Opinie 4 mei 2000

Xtc-pillen

Stelling: De overheid moet zich veel meer inspanningen getroosten om het gebruik van xtc-pillen door jonge burgers tegen te gaan.

Drs. F. S. L. Koopmans,
hoofd Public Relations & Preventie van Stichting De Hoop

„Mee eens. Ten diepste is de vraag naar de taak van de overheid ten aanzien van de bestrijding van drugs, inclusief het gebruik van xtc-pillen door jongeren, moreel bepaald. Volgens klassiek-liberaal denken dient de overheid er alleen voor te zorgen dat burgers geen inbreuk maken op de rechten van andere burgers. Zij is geen morele opvoeder. Het is aan het individu om ”ja” of ”nee” te zeggen tegen drugs, in dit geval ecstacy (MDMA). De overheid dient pas op te treden als xtc-gebruikers anderen schade berokkenen, bijvoorbeeld in het geval van crimineel gedrag.

Het sociaal-liberalisme stelt eveneens ”harm reduction” centraal, maar ziet het daarnaast ook als zijn taak om een minimale basis te garanderen waarop burgers hun potentieel kunnen ontwikkelen (bijvoorbeeld in de vorm van sociale voorzieningen en onderwijs). Een gematigde vorm van staatspaternalisme is wenselijk om te voorkomen dat mensen verward raken in problemen die hun ontplooiing verhinderen.

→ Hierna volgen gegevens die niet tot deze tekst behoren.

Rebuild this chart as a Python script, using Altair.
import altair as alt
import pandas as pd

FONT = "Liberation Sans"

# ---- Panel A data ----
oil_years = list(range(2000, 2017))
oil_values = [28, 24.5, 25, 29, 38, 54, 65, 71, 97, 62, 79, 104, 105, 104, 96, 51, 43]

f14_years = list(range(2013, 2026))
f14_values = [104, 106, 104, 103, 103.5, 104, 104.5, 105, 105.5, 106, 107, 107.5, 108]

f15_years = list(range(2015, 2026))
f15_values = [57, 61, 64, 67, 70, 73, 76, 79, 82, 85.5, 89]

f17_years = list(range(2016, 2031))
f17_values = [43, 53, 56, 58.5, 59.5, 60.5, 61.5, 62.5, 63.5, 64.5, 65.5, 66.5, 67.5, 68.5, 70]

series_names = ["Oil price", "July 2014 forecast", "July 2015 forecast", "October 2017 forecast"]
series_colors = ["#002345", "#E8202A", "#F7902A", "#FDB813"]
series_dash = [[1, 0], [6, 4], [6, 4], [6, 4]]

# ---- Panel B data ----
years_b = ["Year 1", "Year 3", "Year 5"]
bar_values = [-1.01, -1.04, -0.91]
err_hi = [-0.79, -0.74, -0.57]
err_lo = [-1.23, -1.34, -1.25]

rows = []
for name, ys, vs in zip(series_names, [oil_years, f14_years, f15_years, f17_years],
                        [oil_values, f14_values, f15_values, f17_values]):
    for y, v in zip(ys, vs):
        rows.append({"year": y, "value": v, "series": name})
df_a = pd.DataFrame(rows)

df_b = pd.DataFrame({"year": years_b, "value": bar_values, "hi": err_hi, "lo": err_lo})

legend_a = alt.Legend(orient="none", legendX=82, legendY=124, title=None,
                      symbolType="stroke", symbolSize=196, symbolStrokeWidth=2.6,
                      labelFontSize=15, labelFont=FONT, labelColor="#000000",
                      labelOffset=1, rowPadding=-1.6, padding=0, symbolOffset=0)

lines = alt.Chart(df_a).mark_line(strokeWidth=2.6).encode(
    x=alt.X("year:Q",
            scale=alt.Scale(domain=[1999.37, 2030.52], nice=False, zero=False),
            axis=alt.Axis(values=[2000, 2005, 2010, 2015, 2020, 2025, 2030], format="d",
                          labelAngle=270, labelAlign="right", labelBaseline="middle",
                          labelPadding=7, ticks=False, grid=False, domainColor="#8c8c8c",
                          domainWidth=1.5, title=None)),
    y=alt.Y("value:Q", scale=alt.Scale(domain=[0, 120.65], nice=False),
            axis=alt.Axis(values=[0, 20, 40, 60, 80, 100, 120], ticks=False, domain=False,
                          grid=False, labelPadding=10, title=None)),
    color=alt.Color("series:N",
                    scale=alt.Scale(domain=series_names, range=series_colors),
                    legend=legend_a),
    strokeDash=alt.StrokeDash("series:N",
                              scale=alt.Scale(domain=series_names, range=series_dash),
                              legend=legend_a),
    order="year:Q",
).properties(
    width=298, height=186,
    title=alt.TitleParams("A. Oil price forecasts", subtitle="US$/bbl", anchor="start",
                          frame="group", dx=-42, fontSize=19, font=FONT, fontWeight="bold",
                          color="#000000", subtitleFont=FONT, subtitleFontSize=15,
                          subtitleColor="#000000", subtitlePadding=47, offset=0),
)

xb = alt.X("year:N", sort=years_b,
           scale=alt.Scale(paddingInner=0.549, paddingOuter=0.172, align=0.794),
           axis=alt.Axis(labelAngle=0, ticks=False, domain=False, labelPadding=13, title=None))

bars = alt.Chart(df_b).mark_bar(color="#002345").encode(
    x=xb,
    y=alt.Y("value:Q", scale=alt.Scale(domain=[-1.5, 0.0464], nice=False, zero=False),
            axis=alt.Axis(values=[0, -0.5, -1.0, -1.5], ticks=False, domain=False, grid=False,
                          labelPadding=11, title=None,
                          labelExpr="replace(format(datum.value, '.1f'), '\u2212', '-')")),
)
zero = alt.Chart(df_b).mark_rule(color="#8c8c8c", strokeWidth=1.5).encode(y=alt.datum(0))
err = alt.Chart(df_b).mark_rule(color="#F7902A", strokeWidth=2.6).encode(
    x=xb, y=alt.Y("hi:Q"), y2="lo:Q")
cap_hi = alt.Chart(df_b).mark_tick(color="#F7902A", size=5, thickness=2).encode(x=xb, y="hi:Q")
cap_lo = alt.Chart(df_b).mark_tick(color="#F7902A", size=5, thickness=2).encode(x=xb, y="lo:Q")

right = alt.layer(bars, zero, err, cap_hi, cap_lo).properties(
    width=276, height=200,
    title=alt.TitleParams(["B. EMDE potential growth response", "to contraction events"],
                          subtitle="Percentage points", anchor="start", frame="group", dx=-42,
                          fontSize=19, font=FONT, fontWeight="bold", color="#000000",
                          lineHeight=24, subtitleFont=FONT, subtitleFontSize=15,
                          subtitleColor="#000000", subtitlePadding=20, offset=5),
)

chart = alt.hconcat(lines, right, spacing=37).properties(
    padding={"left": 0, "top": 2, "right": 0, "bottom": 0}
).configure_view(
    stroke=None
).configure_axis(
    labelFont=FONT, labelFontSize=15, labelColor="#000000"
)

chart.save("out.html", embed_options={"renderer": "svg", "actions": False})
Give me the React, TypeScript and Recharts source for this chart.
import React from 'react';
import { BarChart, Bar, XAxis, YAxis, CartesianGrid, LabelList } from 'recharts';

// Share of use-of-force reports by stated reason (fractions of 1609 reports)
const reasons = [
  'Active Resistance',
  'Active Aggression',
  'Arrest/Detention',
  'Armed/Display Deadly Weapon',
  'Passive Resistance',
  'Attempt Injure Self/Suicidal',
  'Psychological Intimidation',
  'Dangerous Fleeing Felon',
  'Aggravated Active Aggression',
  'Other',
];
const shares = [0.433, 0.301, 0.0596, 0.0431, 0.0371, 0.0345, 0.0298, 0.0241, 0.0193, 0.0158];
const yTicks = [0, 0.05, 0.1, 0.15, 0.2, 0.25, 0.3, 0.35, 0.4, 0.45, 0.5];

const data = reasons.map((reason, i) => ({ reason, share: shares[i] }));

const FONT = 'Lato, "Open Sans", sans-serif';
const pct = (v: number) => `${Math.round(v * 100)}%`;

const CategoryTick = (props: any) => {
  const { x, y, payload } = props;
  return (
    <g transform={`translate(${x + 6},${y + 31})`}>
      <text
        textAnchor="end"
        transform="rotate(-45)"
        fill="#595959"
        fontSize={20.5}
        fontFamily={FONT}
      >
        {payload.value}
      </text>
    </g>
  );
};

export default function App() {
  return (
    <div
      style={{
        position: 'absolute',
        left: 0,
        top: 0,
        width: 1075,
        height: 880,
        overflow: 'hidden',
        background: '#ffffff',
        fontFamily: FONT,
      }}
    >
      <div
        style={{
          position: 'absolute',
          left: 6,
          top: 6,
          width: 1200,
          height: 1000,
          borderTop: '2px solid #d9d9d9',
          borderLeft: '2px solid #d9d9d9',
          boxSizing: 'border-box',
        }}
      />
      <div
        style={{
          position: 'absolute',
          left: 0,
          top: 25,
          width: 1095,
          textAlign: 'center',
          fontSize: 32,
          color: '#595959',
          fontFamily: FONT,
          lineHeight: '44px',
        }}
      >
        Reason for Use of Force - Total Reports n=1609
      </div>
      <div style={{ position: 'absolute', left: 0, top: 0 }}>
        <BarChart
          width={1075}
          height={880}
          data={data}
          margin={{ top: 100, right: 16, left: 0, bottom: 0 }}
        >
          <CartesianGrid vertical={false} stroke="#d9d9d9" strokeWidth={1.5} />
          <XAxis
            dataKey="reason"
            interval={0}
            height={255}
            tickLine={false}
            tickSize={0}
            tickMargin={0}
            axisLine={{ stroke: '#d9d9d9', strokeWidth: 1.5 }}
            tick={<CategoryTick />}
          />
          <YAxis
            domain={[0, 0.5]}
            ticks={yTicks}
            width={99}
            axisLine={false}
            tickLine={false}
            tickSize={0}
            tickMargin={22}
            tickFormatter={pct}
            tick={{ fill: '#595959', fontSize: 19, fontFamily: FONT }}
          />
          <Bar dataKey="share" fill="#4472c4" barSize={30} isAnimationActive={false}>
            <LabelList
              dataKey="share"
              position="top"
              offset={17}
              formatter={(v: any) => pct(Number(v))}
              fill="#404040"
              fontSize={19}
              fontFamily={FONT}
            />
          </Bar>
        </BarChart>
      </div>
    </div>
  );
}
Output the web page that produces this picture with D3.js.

In een voluit paternalistische visie behoort de overheid elke vorm van schade die het individu of de maatschappij in het algemeen bedreigt, te voorkomen en te bestrijden. De staat zou daarom het gebruik van afkeurenswaardige goederen zoals drugs, xtc incluis, moeten ontmoedigen en de consumptie van nuttige goederen bevorderen (bijvoorbeeld recreatieve sporten).

Het gebruik van xtc, zelfs als sprake is van échte MDMA, is per definitie schadelijk. Kwaliteitsbewaking vooronderstelt dat er veilige ecstasy zou bestaan. Dat is niet zo. Alle recente onderzoeken tonen aan dat de langetermijngevolgen van xtc-gebruik desastreus kunnen zijn. Niet voor niets staat ecstacy op lijst 1 van de Opiumwet, waarmee het gekwalificeerd wordt als een harddrug à la heroïne en cocaïne. Uit het oogpunt van de bescherming van de gezondheid van jongeren én uit het oogpunt van handhaving van de wet, behoort de overheid daartegen op te treden.”


Dr. P. Cohen,
Centrum voor drugsonderzoek (Cedro), Universiteit van Amsterdam

„Oneens. Mijn belangrijkste reden om deze stelling te bestrijden, is dat ik het gebruik van genotsmiddelen reken tot het gebied van menselijk handelen waarmee de overheid in principe niets heeft te maken. Hetzelfde denk ik over religie of over seksueel handelen. Vrijheid op deze gebieden behoort in mijn ogen tot de algemene mensenrechten. De overheid heeft op die gebieden alleen iets te zoeken als er regelend moet worden opgetreden, met name als er op genoemde gebieden sprake is van dwang of andere vormen van schade voor derden. Regelend optreden kan ook plaatsvinden met betrekking tot kwaliteitsbewaking, zoals bij alcohol- of geneesmiddelengebruik.

Onmiddellijk hierop volgt mijn opvatting dat de overheid nauwelijks succes kan bereiken op het gebied van het terugdringen van gebruik, maar daarentegen veel meer waar het het terugdringen van risico's van gebruik betreft. De risico's van xtc zijn aanwezig, maar niet onbeïnvloedbaar. Hoewel we nog weinig weten over de langetermijnrisico's van vaak herhaald gebruik, zijn de gevaarlijke kortetermijnrisico's vrij goed bekend: overdosering, uitdroging en uitputting.

Het beste zou zijn als xtc beschikbaar werd in zuivere vorm, met de bekende dosering. De mogelijkheid om doseerfouten te maken, wordt daarmee sterk beknot. Aanwijzingingen voor risicovermijdend gebruik kunnen zolang als nodig worden meegeleverd, net als bij Viagra of Seresta. Na een tijd van culturele integratie van het middel is dit niet meer nodig. Denk bijvoorbeeld aan alcohol. Door xtc-gebruik tegen te gaan met behulp van politie en justitie of door taboeïsering wordt gebruik alleen maar gevaarlijker. Het doel van overheidsingrijpen –het zoveel mogelijk bijdragen aan het voorkomen van (dodelijke) ongelukken– wordt daarmee bemoeilijkt. Tegengaan van xtc-gebruik werkt daarom contraproductief.”